Xavier-Luc Duval continue, semble-t-il, son entreprise de séduction avec une réunion avec un des dirigeants d’un mouvement hindou. La stratégie du PMSD semble être claire : devenir un parti national (et non représentant une seule communauté).

 

À cette partie plus que fine, le MMM s’est déjà cassé les dents. «Paul Bérenger a tout essayé et il continuera d’essayer. Mais c’est un unfair game quand on prend en compte la réalité mauricienne», confie un membre du MMM. Qu’importe les chances de réussite de Xavier-Luc Duval et de sa bande, les ambitions du leader du PMSD agacent. Après l’ambition déclarée de Xavier-Luc Duval (il souhaitait obtenir deux mairies) suite à la victoire de l’alliance aux dernières municipales, certains membres du MSM se posent des questions. «Quel est son hidden agenda ? On ne sait pas exactement.

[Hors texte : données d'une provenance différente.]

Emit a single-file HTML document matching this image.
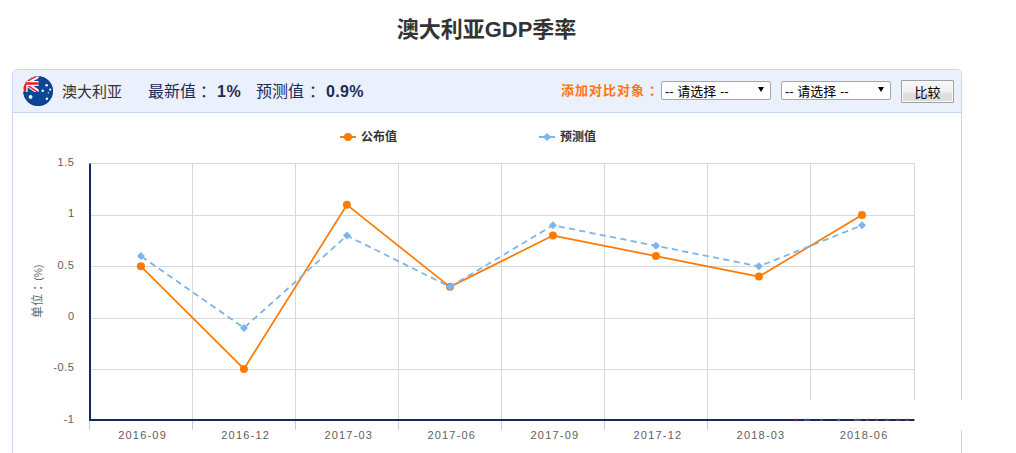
<!DOCTYPE html>
<html><head><meta charset="utf-8">
<style>
*{margin:0;padding:0;box-sizing:border-box}
html,body{width:1016px;height:453px;overflow:hidden;background:#fff}
body{position:relative;font-family:"Liberation Sans","Noto Sans CJK SC",sans-serif;color:#333}
.abs{position:absolute;white-space:nowrap}
#title{left:0;width:973px;top:15px;text-align:center;font-size:22px;font-weight:bold;color:#333;line-height:30px}
#panel{left:12px;top:69px;width:950px;height:400px;border:1px solid #c9d3f4;border-radius:5px 5px 0 0;background:#fff}
#head{left:13px;top:70px;width:948px;height:43px;background:#ebf0fd;border-bottom:1px solid #c9d3f4;border-radius:4px 4px 0 0}
.ht{font-size:15px;color:#1d2957;line-height:20px;top:82px}
.cn{position:absolute;top:0}
.hv{font-size:16px;font-weight:bold;color:#1f2a56;line-height:20px;top:82px}
#add{left:561px;top:81px;font-size:13px;letter-spacing:1px;font-weight:bold;color:#ff7410;line-height:20px}
.sel{top:81px;width:110px;height:19px;border:1px solid #a6a6a6;border-radius:2px;background:#fff;font-size:13px;line-height:17px;padding-left:3px;padding-top:1px;color:#000}
.sel .arr{position:absolute;left:96px;top:5px;width:0;height:0;border-left:3px solid transparent;border-right:3px solid transparent;border-top:5px solid #000}
#btn{left:901px;top:80px;width:53px;height:23px;border:1px solid #a0a0a0;border-radius:1px;background:linear-gradient(#f6f6f6,#f0f0f0 50%,#dedede 62%,#dcdcdc);box-shadow:inset 0 0 0 1px #fbfbfb;font-size:13px;line-height:22px;padding-top:1px;text-align:center;color:#000}
svg text{font-family:"Liberation Sans","Noto Sans CJK SC",sans-serif}
.xl text{letter-spacing:1.2px}
</style></head><body>
<div id="title" class="abs">澳大利亚GDP季率</div>
<div id="panel" class="abs"></div>
<div id="head" class="abs"></div>

<svg class="abs" style="left:0;top:0" width="1016" height="453" viewBox="0 0 1016 453">
  <defs>
    <clipPath id="fc"><circle cx="38.1" cy="91.1" r="14.9"/></clipPath>
    <clipPath id="cant"><path d="M10 70H38.7V92H10Z"/></clipPath>
  </defs>
  <circle cx="38.1" cy="91.1" r="14.9" fill="#0b4794"/>
  <circle cx="38.1" cy="91.1" r="14.45" fill="none" stroke="#0b3b87" stroke-width="0.9"/>
  <g clip-path="url(#fc)">
    <g clip-path="url(#cant)">
      <rect x="10" y="70" width="28.7" height="22" fill="#0b4794"/>
      <path d="M25 83L40 75M25 83L40 93M25 83L10 75M25 83L10 91" stroke="#fff" stroke-width="4.4"/>
      <path d="M25 82.3L40 74.4M25 83.7L40 93.6M25 83L10 75" stroke="#f0182a" stroke-width="1.4"/>
      <path d="M10 83.5H38.7M25.2 70V92" stroke="#fff" stroke-width="4.8"/>
      <path d="M10 83.4H38.7M25 70V92" stroke="#f0182a" stroke-width="2.5"/>
    </g>
    <circle cx="30.6" cy="96.9" r="1.9" fill="#fff"/>
    <circle cx="46.6" cy="85.3" r="1.2" fill="#fff"/>
    <circle cx="50.2" cy="89.6" r="1.1" fill="#fff"/>
    <circle cx="42.7" cy="90.8" r="1.2" fill="#fff"/>
    <circle cx="48.4" cy="92.8" r="0.7" fill="#cfd8ea"/>
    <circle cx="46.85" cy="98.7" r="1.2" fill="#fff"/>
  </g>
</svg>

<div class="abs ht" style="left:62px;color:#333">澳大利亚</div>
<div class="abs ht" style="left:148px;font-size:16px">最新值<span class="cn" style="left:52px">：</span></div>
<div class="abs hv" style="left:217px;letter-spacing:0.5px">1%</div>
<div class="abs ht" style="left:256px;font-size:16px">预测值<span class="cn" style="left:53px">：</span></div>
<div class="abs hv" style="left:326px;letter-spacing:0.3px">0.9%</div>
<div id="add" class="abs">添加对比对象<span class="cn" style="left:88px">：</span></div>
<div class="abs sel" style="left:661px">-- 请选择 --<span class="arr"></span></div>
<div class="abs sel" style="left:781px">-- 请选择 --<span class="arr"></span></div>
<div id="btn" class="abs">比较</div>

<svg class="abs" style="left:0;top:0" width="1016" height="453" viewBox="0 0 1016 453" id="chart">
  <!-- grid -->
  <g stroke="#d8d8d8" stroke-width="1" fill="none">
    <path d="M90 163.5H915M90 215.5H915M90 266.5H915M90 318.5H915M90 369.5H915"/>
    <path d="M192.5 163V420M295.5 163V420M398.5 163V420M501.5 163V420M604.5 163V420M707.5 163V420M810.5 163V400M914.5 163V400"/>
  </g>
  <rect x="955" y="400" width="10" height="30" fill="#fff"/>
  <!-- ticks -->
  <g stroke="#c0d0e0" stroke-width="1">
    <path d="M89.5 421V430M192.5 421V430M295.5 421V430M398.5 421V430M501.5 421V430M604.5 421V430M707.5 421V430"/>
  </g>
  <!-- axes -->
  <path d="M90 163.5V421" stroke="#15285f" stroke-width="2"/>
  <path d="M89 420H914.5" stroke="#15285f" stroke-width="2"/>
  <g opacity="0.35">
    <rect x="795" y="418.5" width="3" height="3" fill="#e04848"/>
    <rect x="804" y="418.5" width="6" height="2.5" fill="#6a8fd0"/>
    <rect x="820" y="418.5" width="3" height="2.5" fill="#6a8fd0"/>
    <rect x="837" y="418.5" width="3" height="3.5" fill="#d8b070"/>
    <rect x="854" y="418.5" width="7" height="2.5" fill="#c89a60"/>
    <rect x="866" y="418.5" width="3" height="2.5" fill="#c87a58"/>
    <rect x="875" y="418.5" width="3" height="2.5" fill="#c87a58"/>
    <rect x="885" y="418.5" width="4" height="2.5" fill="#c86858"/>
    <rect x="896" y="418.5" width="4" height="2.5" fill="#c85a58"/>
    <rect x="905" y="418.5" width="4" height="2.5" fill="#c85a58"/>
  </g>
  <g fill="#ffe2c4" opacity="0.6">
    <rect x="850" y="428" width="7" height="1"/><rect x="861" y="428" width="4" height="1"/><rect x="870" y="428" width="6" height="1"/><rect x="882" y="428" width="4" height="1"/>
  </g>
  <!-- y labels -->
  <g font-size="11" fill="#606060" text-anchor="end" letter-spacing="0.6">
    <text x="74.6" y="165.7">1.5</text>
    <text x="74.6" y="217.1">1</text>
    <text x="74.6" y="268.5">0.5</text>
    <text x="74.6" y="320">0</text>
    <text x="74.6" y="371.4">-0.5</text>
    <text x="74.6" y="422.5">-1</text>
  </g>
  <text transform="translate(42,318) rotate(-90)" font-size="12" fill="#666"><tspan x="0">单位</tspan><tspan x="27">：</tspan><tspan x="37.2" font-size="10.4">(%)</tspan></text>
  <!-- x labels -->
  <g class="xl" font-size="11" fill="#606060" text-anchor="middle">
    <text x="142.6" y="439">2016-09</text>
    <text x="245.7" y="439">2016-12</text>
    <text x="348.8" y="439">2017-03</text>
    <text x="451.8" y="439">2017-06</text>
    <text x="554.9" y="439">2017-09</text>
    <text x="657.9" y="439">2017-12</text>
    <text x="761.0" y="439">2018-03</text>
    <text x="864.1" y="439">2018-06</text>
  </g>
  <!-- legend -->
  <path d="M340 137H356" stroke="#ff7a00" stroke-width="2"/>
  <circle cx="348" cy="137" r="4" fill="#ff7a00"/>
  <text x="361" y="141" font-size="12" font-weight="bold" fill="#333">公布值</text>
  <path d="M539 137H555" stroke="#7cb5ec" stroke-width="2"/>
  <path d="M547 133L551 137L547 141L543 137Z" fill="#7cb5ec"/>
  <text x="560" y="141" font-size="12" font-weight="bold" fill="#333">预测值</text>
  <!-- series -->
  <polyline id="po" fill="none" stroke="#ff7a00" stroke-width="1.7" stroke-linejoin="round" points="140.92,266.35 243.93,368.95 346.93,204.79 449.94,286.87 552.95,235.57 655.96,256.09 758.96,276.61 861.97,215.05"/>
  <g id="mo" fill="#ff7a00"><circle cx="140.92" cy="266.35" r="4"/><circle cx="243.93" cy="368.95" r="4"/><circle cx="346.93" cy="204.79" r="4"/><circle cx="449.94" cy="286.87" r="4"/><circle cx="552.95" cy="235.57" r="4"/><circle cx="655.96" cy="256.09" r="4"/><circle cx="758.96" cy="276.61" r="4"/><circle cx="861.97" cy="215.05" r="4"/></g>
  <polyline id="pb" fill="none" stroke="#7cb5ec" stroke-width="1.8" stroke-dasharray="6.2,4.3" stroke-dashoffset="-0.7" points="140.92,256.09 243.93,327.91 346.93,235.57 449.94,286.87 552.95,225.31 655.96,245.83 758.96,266.35 861.97,225.31"/>
  <g id="mb" fill="#7cb5ec"><path d="M140.92 252.09L144.92 256.09L140.92 260.09L136.92 256.09Z"/><path d="M243.93 323.91L247.93 327.91L243.93 331.91L239.93 327.91Z"/><path d="M346.93 231.57L350.93 235.57L346.93 239.57L342.93 235.57Z"/><path d="M449.94 282.87L453.94 286.87L449.94 290.87L445.94 286.87Z"/><path d="M552.95 221.31L556.95 225.31L552.95 229.31L548.95 225.31Z"/><path d="M655.96 241.83L659.96 245.83L655.96 249.83L651.96 245.83Z"/><path d="M758.96 262.35L762.96 266.35L758.96 270.35L754.96 266.35Z"/><path d="M861.97 221.31L865.97 225.31L861.97 229.31L857.97 225.31Z"/></g>
</svg>
</body></html>
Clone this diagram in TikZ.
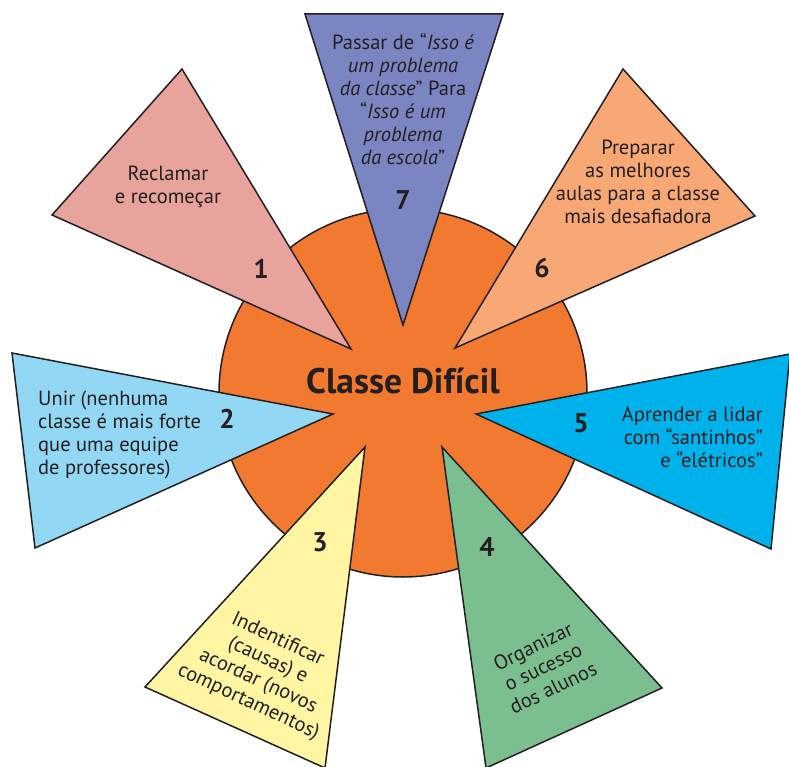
\documentclass[tikz,border=0pt]{standalone}
\usepackage{fontspec}
\setmainfont{PT Sans}
\usetikzlibrary{positioning}

\definecolor{ink}{HTML}{231F20}
\definecolor{hub}{HTML}{F27930}
\definecolor{rosa}{HTML}{E8A39C}
\definecolor{roxo}{HTML}{7B85C2}
\definecolor{pessego}{HTML}{F7A874}
\definecolor{celeste}{HTML}{92D8F5}
\definecolor{amarelo}{HTML}{FFF5A3}
\definecolor{verde}{HTML}{7BBF90}
\definecolor{azul}{HTML}{00B2EC}

\begin{document}
\begin{tikzpicture}[x=1pt, y=-1pt, line join=miter,
			tri/.style={draw=ink, line width=1.5pt},
			lbl/.style={text=ink, align=center, inner sep=0pt, font=\fontsize{20.5}{23}\selectfont},
			num/.style={text=ink, inner sep=0pt, font=\fontsize{27}{30}\selectfont\bfseries}]
			\useasboundingbox (0,0) rectangle (789,767);
			% miolo
			\draw[tri, fill=hub] (403,393) circle[radius=184];
			% pontas
			\draw[tri, fill=rosa] (182,69) -- (52,215) -- (351,349) -- cycle;
			\draw[tri, fill=roxo] (305,14) -- (503,14) -- (403,325) -- cycle;
			\draw[tri, fill=pessego] (623,69) -- (755,216) -- (455,348) -- cycle;
			\draw[tri, fill=celeste] (12,353) -- (333,414) -- (35,548) -- cycle;
			\draw[tri, fill=azul] (790,354) -- (476,414) -- (771,549) -- cycle;
			\draw[tri, fill=amarelo] (365,447) -- (145,687) -- (325,768) -- cycle;
			\draw[tri, fill=verde] (442,447) -- (662,688) -- (486,768) -- cycle;
			\node[text=ink, inner sep=0pt, font=\fontsize{35.5}{40}\selectfont\bfseries] (title) at (403,381) {Classe Difícil};
			% textos
			\node[lbl] (lbl1) at (168,187) {Reclamar\\e recomeçar};
			\node[lbl] (lbl2) [anchor=west, align=left] at (38,435) {Unir (nenhuma\\classe é mais forte\\que uma equipe\\de professores)};
			\node[lbl, rotate=-25] (lbl3) at (263,671) {Indentificar\\(causas) e\\acordar (novos\\comportamentos)};
			\node[lbl, rotate=26] (lbl4) at (543,667) {Organizar\\o sucesso\\dos alunos};
			\node[lbl] (lbl5) [anchor=east, align=right] at (763,437) {Aprender a lidar\\com “santinhos”\\e “elétricos”};
			\node[lbl] (lbl6) at (638,182) {Preparar\\as melhores\\aulas para a classe\\mais desafiadora};
			\node[lbl] (lbl7) at (403,99) {Passar de “\textit{Isso é}\\\textit{um problema}\\\textit{da classe}” Para\\“\textit{Isso é um}\\\textit{problema}\\\textit{da escola}”};
			\node[num] (num1) at (261,269) {1};
			\node[num] (num2) at (227,419) {2};
			\node[num] (num3) at (320,542) {3};
			\node[num] (num4) at (487,547) {4};
			\node[num] (num5) at (581,423) {5};
			\node[num] (num6) at (542,268) {6};
			\node[num] (num7) at (403,200) {7};
		\end{tikzpicture}
\end{document}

Peut-être qu’il veut simplement faire du bon travail», confie un député MSM. Chez les Bleus, on privilégie cette théorie. «Nous faisons notre travail en cohésion avec les autres membres du gouvernement. C’est tout ce qui nous intéresse», explique un conseiller PMSD.

 

Munitions

 

Se rapprocher de SAJ, faire de l’ombre au ML d’un Ivan Collendavelloo qui ne digère toujours pas sa rupture d’avec le MMM et prendre la place de Pravind Jugnauth pour la succession. Serait-ce le plan de Xavier-Luc Duval ? «Pas du tout», précise notre interlocuteur. Mais comment expliquer alors le ressenti de Showkutally Soodhun ? Pourquoi alors, dans une période de trouble (suite à l’affaire BAI et à celle du DPP), en rajouter une couche ? Pourquoi donner aux détracteurs de l’Alliance Lepep des munitions ? Les tensions entre le MSM et le PMSD ne datent pas d’aujourd’hui, mais en politique, lorsqu’elles sont visibles, elles ne sont que le sommet de l’iceberg. Que se passe-t-il dans les océans glacés et glacials de ces deux partis ?

 

Ce serait la question à se poser, estime un observateur politique  proche du PTr : «C’est dangereux ce qui se passe. Si deux partis d’un gouvernement sont à couteaux tirés, que va-t-il se passer pour l’avenir de ce gouvernement et du pays ?» Alors que cette période postélectorale devrait être un temps de reconstruction, elle dévie de cette route d’apaisement : «Les gens sont fatigués, ils veulent des solutions. Ils en ont marre de cette opération de nettoyage à outrance. Ils veulent envisager les mois prochains dans la sérénité.» Pour que cela se fasse, Xavier-Luc Duval devrait mettre ses ambitions «démesurées» de côté, estime cet observateur. Et prendre la place qui lui va le mieux : «Le PMSD est et sera toujours un partenaire. Sans plus.» 

 

Mais il ne faudrait pas l’oublier : avec l’Alliance Lepep, tout devient possible.